Adapun dasar hukum dilaksanakannya pemilu adalah pasal 22 E ayat (1) Undang Undang Dasar 1945 berbunyi: ”Pemilihan umum dilaksanakan secara langsung, umum, bebas, rahasia, jujur, dan adil setiap lima tahun sekali”, yang telah mengamanatkan diselenggarakannya pemilu dengan berkualitas, mengikutsertakan partisipasi rakyat seluas-luasnya atas prinsip demokrasi yakni langsung, umum, bebas, rahasia, jujur dan adil melalui suatu perundang-undangan.

  Memang Pemilu pada dasarnya mengandung makna yang luas, bukan hanya sistemnya semata akan tetapi tak kalah pentingnya proses, mekanisme serta pelbagai komponen yang terlibat dalam pelaksanaan Pilkada itu sendiri. Karena  substansi yang terpenting dari system Pemilu sejauhmana pelaksanaan Pemilu itu berjalan dengan baik, elegan, lancar sesuai cita-cita demokrasi.

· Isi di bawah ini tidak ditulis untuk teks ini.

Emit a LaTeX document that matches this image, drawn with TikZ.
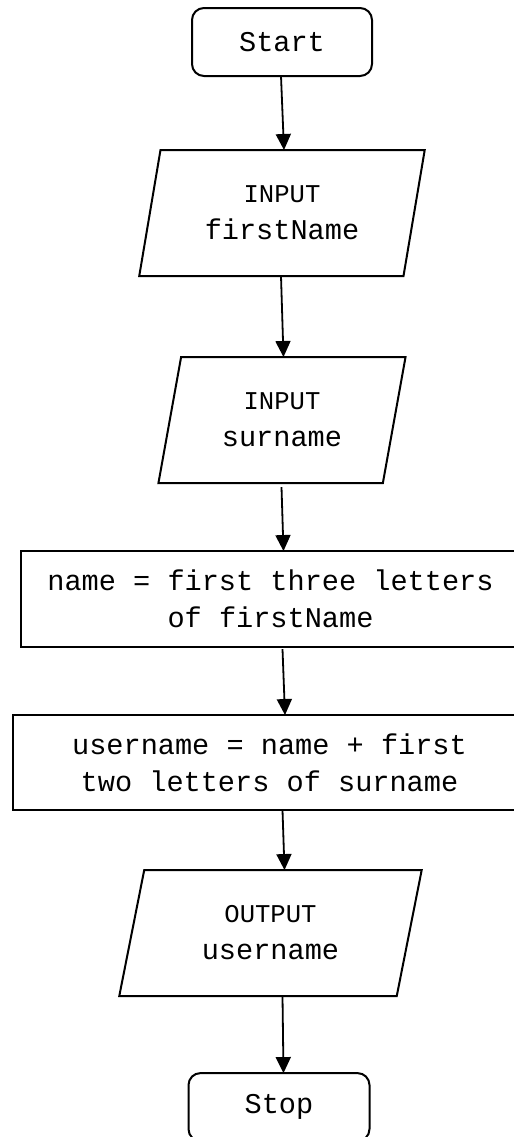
\documentclass[tikz,border=0pt]{standalone}
\usepackage{fontspec}
\newfontfamily\flowfont{Liberation Mono}
\usetikzlibrary{shapes.geometric,arrows.meta,positioning}
\newcommand{\kwfont}{\fontsize{12.8}{18.5}\selectfont}

\begin{document}
\begin{tikzpicture}[
    box/.style={draw, line width=1pt, inner sep=0pt, outer sep=0pt, align=center, font=\flowfont\fontsize{14.3}{18.5}\selectfont},
    terminal/.style={box, rectangle, rounded corners=6pt, minimum width=90pt, minimum height=34pt},
    io/.style={box, trapezium, trapezium left angle=76, trapezium right angle=104, trapezium stretches=true, minimum height=63pt},
    process/.style={box, rectangle, minimum height=48pt},
    arrow/.style={-{Triangle[width=7.5pt,length=8pt]}, line width=0.9pt}
]
\useasboundingbox (0,0) rectangle (257pt,-568.5pt);

% Terminals and inputs
\node[terminal] (start) at (141pt,-21pt) {Start};
\node[io, minimum width=143pt, below=37pt of start] (in_first) {{\kwfont INPUT}\\firstName};
\node[io, minimum width=124.5pt, below=40.5pt of in_first] (in_sur) {{\kwfont INPUT}\\surname};

% Processing
\node[process, minimum width=250pt, below=34pt of in_sur, xshift=-5.75pt] (name_proc) {name = first three letters\\of firstName};
\node[process, minimum width=257pt, minimum height=47.5pt, below=34pt of name_proc, xshift=-0.5pt] (user_proc) {username = name + first\\two letters of surname};

% Output
\node[io, minimum width=152pt, below=30pt of user_proc, xshift=0.5pt] (out_user) {{\kwfont OUTPUT}\\username};
\node[terminal, minimum width=90.5pt, below=38.5pt of out_user, xshift=4.25pt] (stop) {Stop};

% Arrows
\draw[arrow] ([xshift=-0.5pt]start.south) -- ([xshift=1pt]in_first.north);
\draw[arrow] ([xshift=-0.5pt]in_first.south) -- ([xshift=0.75pt]in_sur.north);
\draw[arrow] ([xshift=-0.25pt,yshift=-2pt]in_sur.south) -- ([xshift=6.5pt]name_proc.north);
\draw[arrow] ([xshift=6pt,yshift=-1pt]name_proc.south) -- ([xshift=7.75pt]user_proc.north);
\draw[arrow] ([xshift=6.5pt]user_proc.south) -- ([xshift=7pt]out_user.north);
\draw[arrow] ([xshift=6pt]out_user.south) -- ([xshift=2.25pt]stop.north);

\end{tikzpicture}
\end{document}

Demokrasi yang dijalankan negara sejatinya bukan hanya secara prosedural demokrasi, yakni melihat demokrasi sebagai bentuk pemerintahan yang lebih menitikberatkan pada cara-cara demokratis seperti mufakat dan voting. Tetapi lebih dari itu adalah demokrasi substansial adalah sebuah demokrasi yang substansinya lebih bermuatan pada prinsip-prinsip demokrasi seperti kebebasan individu dan pengakuan hak-hak sipil sebagai pelaksana demokrasi.

Karenanya, pemilu merupakan mekanisme kekuatan politik yang ada baik berupa partai-partai politik, kelompok kepentingan (interest groups) maupun kelompok penekan (pressure groups) untuk dapat mengontrol atau sekurang-kurangnya memengaruhi tindakan serta kebijakan-kebijakan suatu pemerintahan. Kedudukan system pemilu merupakan alat untuk melegitimasi kekuatan yang ada, sehingga dari situ diharapkan aspirasi suatu kelompok berkekuatan dapat dimanifestasikan.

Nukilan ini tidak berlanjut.